### Recorded information:
____________________
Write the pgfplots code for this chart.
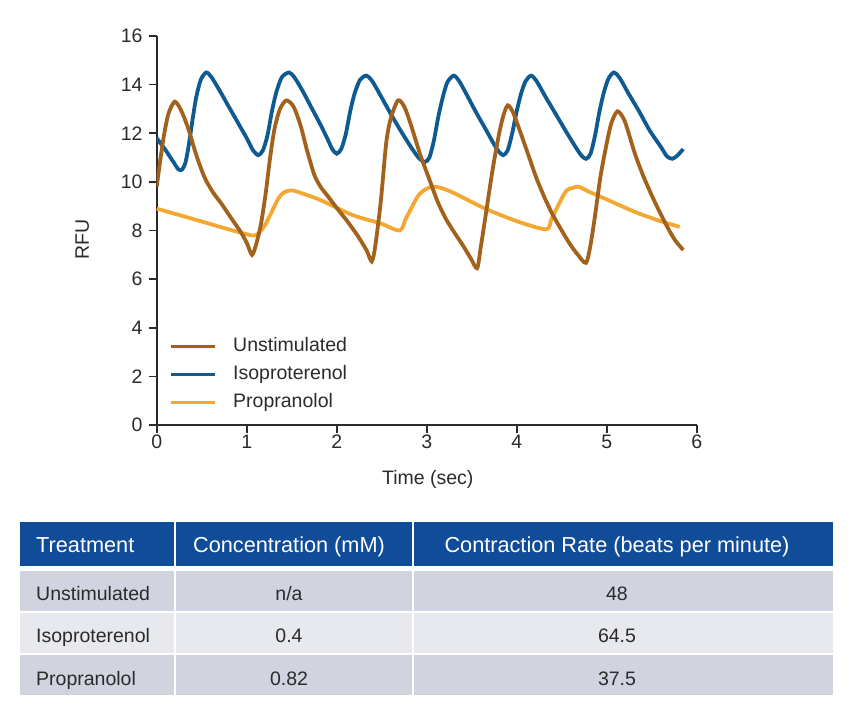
\documentclass[border=0pt]{standalone}
\usepackage{pgfplots}
\pgfplotsset{compat=1.18}
\usepackage{fontspec}
\setmainfont{Liberation Sans}
\definecolor{cUn}{HTML}{A2621B}
\definecolor{cIso}{HTML}{0F5A91}
\definecolor{cPro}{HTML}{F2A832}
\definecolor{cHead}{HTML}{114C98}
\definecolor{cRowA}{HTML}{D1D4DF}
\definecolor{cRowB}{HTML}{E7E9EF}
\definecolor{cTxt}{HTML}{2B2B2B}
\newcommand\fs{\fontsize{19.5bp}{23bp}\selectfont}
\newcommand\fh{\fontsize{21.7bp}{25bp}\selectfont}

\pgfplotstableread{
x y
0 9.8
0.04 10.9
0.08 11.9
0.13 12.8
0.2 13.3
0.27 12.95
0.35 12.2
0.44 11.1
0.53 10.2
0.62 9.6
0.72 9.1
0.82 8.55
0.93 7.96
1.0 7.5
1.06 7.0
1.11 7.5
1.16 8.3
1.21 9.5
1.26 11.0
1.31 12.2
1.37 13.0
1.44 13.35
1.52 13.1
1.6 12.3
1.67 11.3
1.75 10.3
1.82 9.8
1.9 9.42
2.0 8.93
2.12 8.37
2.23 7.8
2.33 7.2
2.39 6.73
2.43 7.4
2.49 9.2
2.55 11.6
2.6 12.6
2.68 13.35
2.75 13.1
2.82 12.4
2.93 11.1
3.03 10.1
3.12 9.2
3.21 8.5
3.3 7.96
3.4 7.4
3.49 6.85
3.56 6.45
3.6 7.3
3.65 8.5
3.73 10.45
3.8 11.9
3.85 12.7
3.9 13.15
3.96 12.85
4.04 12.05
4.13 11.1
4.22 10.15
4.31 9.35
4.4 8.65
4.5 8.0
4.59 7.45
4.68 7.0
4.77 6.67
4.82 7.4
4.87 8.6
4.93 10.2
4.99 11.4
5.05 12.4
5.12 12.9
5.2 12.5
5.31 11.2
5.4 10.3
5.5 9.45
5.59 8.75
5.68 8.1
5.76 7.6
5.85 7.2
}\unstim

\pgfplotstableread{
x y
0 11.8
0.1 11.3
0.18 10.85
0.24 10.52
0.28 10.5
0.32 10.8
0.36 11.6
0.4 12.6
0.44 13.5
0.49 14.2
0.55 14.5
0.61 14.3
0.7 13.75
0.8 13.1
0.9 12.45
1.0 11.8
1.07 11.3
1.13 11.1
1.18 11.3
1.23 11.9
1.28 12.9
1.33 13.7
1.39 14.3
1.47 14.5
1.53 14.3
1.62 13.75
1.72 13.05
1.82 12.35
1.9 11.75
1.95 11.35
2.0 11.16
2.05 11.35
2.1 11.95
2.15 12.9
2.2 13.65
2.26 14.2
2.33 14.37
2.39 14.17
2.48 13.6
2.6 12.8
2.72 12.05
2.84 11.35
2.92 10.95
2.98 10.82
3.03 11.0
3.08 11.7
3.13 12.7
3.18 13.5
3.23 14.1
3.3 14.37
3.36 14.15
3.45 13.55
3.55 12.85
3.65 12.2
3.74 11.6
3.8 11.25
3.85 11.1
3.9 11.3
3.95 12.0
4.0 12.9
4.05 13.65
4.1 14.15
4.16 14.37
4.22 14.15
4.32 13.5
4.44 12.75
4.56 12.0
4.66 11.4
4.72 11.08
4.77 10.95
4.82 11.15
4.87 11.9
4.92 12.9
4.97 13.7
5.02 14.25
5.08 14.5
5.14 14.3
5.24 13.65
5.36 12.9
5.48 12.1
5.6 11.45
5.67 11.05
5.73 10.95
5.79 11.1
5.85 11.35
}\iso

\pgfplotstableread{
x y
0 8.9
0.38 8.5
0.75 8.1
1.0 7.85
1.1 7.8
1.2 8.2
1.35 9.3
1.42 9.58
1.5 9.65
1.6 9.55
1.82 9.25
2.18 8.63
2.48 8.3
2.7 8.0
2.77 8.5
2.9 9.4
2.99 9.7
3.1 9.8
3.28 9.58
3.65 8.9
4.02 8.36
4.33 8.05
4.39 8.5
4.54 9.58
4.62 9.75
4.69 9.8
4.8 9.6
4.98 9.31
5.31 8.77
5.57 8.42
5.81 8.15
}\prop

\begin{document}
\begin{tikzpicture}
\path[use as bounding box] (0bp,0bp) rectangle (850bp,-707bp);
\begin{axis}[
  at={(156.7bp,-425bp)}, anchor=south west,
  scale only axis, width=540bp, height=389bp,
  xmin=0, xmax=6, ymin=0, ymax=16,
  axis x line*=bottom, axis y line*=left,
  axis line style={line width=1.6bp, color=cTxt, -},
  xtick={0,1,...,6}, ytick={0,2,...,16},
  tick align=outside, major tick length=8bp,
  tick style={line width=1.6bp, color=cTxt},
  ticklabel style={font=\fs, text=cTxt},
  /pgf/number format/assume math mode=true,
  xticklabel style={inner sep=0pt, yshift=-2bp},
  yticklabel style={inner sep=0pt, xshift=-6bp},
  xlabel={Time (sec)}, ylabel={RFU},
  label style={font=\fs, text=cTxt},
  xlabel style={at={(rel axis cs:0.502,-0.141)}, anchor=center},
  ylabel style={at={(rel axis cs:-0.138,0.476)}, anchor=center},
  legend style={at={(axis cs:0.137,3.62)}, anchor=north west, draw=none, fill=none,
    inner sep=0pt, row sep=10bp, font=\fs, text=cTxt,
    nodes={inner sep=0pt, text height=14bp, text depth=4bp},
    /tikz/every odd column/.append style={column sep=17bp}},
  legend cell align=left,
  legend image code/.code={\draw[#1, line width=3bp] (0bp,0bp) -- (44bp,0bp);},
]
\addlegendimage{cUn}
\addlegendentry{Unstimulated}
\addlegendimage{cIso}
\addlegendentry{Isoproterenol}
\addlegendimage{cPro}
\addlegendentry{Propranolol}
\addplot[cPro, line width=3.8bp, smooth, tension=0.45, forget plot] table {\prop};
\addplot[cIso, line width=3.8bp, smooth, tension=0.45, forget plot] table {\iso};
\addplot[cUn, line width=3.8bp, smooth, tension=0.45, forget plot] table {\unstim};
\end{axis}
% table
\begin{scope}[x=1bp,y=1bp]
\fill[cHead] (20,-522) rectangle (174,-566);
\fill[cHead] (176,-522) rectangle (412,-566);
\fill[cHead] (414,-522) rectangle (833,-566);
\fill[cRowA] (20,-571) rectangle (174,-611);
\fill[cRowA] (176,-571) rectangle (412,-611);
\fill[cRowA] (414,-571) rectangle (833,-611);
\fill[cRowB] (20,-613) rectangle (174,-653);
\fill[cRowB] (176,-613) rectangle (412,-653);
\fill[cRowB] (414,-613) rectangle (833,-653);
\fill[cRowA] (20,-655) rectangle (174,-695);
\fill[cRowA] (176,-655) rectangle (412,-695);
\fill[cRowA] (414,-655) rectangle (833,-695);
\begin{scope}[every node/.style={inner sep=0pt, anchor=base}]
\node[anchor=base west, text=white, font=\fh] at (36,-552.3) {Treatment};
\node[text=white, font=\fh] at (289,-552.3) {Concentration (mM)};
\node[text=white, font=\fh] at (617,-552.3) {Contraction Rate (beats per minute)};
\node[anchor=base west, text=cTxt, font=\fs] at (36,-600.7) {Unstimulated};
\node[text=cTxt, font=\fs] at (289,-600.7) {n/a};
\node[text=cTxt, font=\fs] at (617,-600.7) {48};
\node[anchor=base west, text=cTxt, font=\fs] at (36,-642.7) {Isoproterenol};
\node[text=cTxt, font=\fs] at (289,-642.7) {0.4};
\node[text=cTxt, font=\fs] at (617,-642.7) {64.5};
\node[anchor=base west, text=cTxt, font=\fs] at (36,-685) {Propranolol};
\node[text=cTxt, font=\fs] at (289,-685) {0.82};
\node[text=cTxt, font=\fs] at (617,-685) {37.5};
\end{scope}
\end{scope}
\end{tikzpicture}
\end{document}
____________________
### Given exercise:
Lines containing "code" are to be counted. State the total and add nothing.

### Final result:
2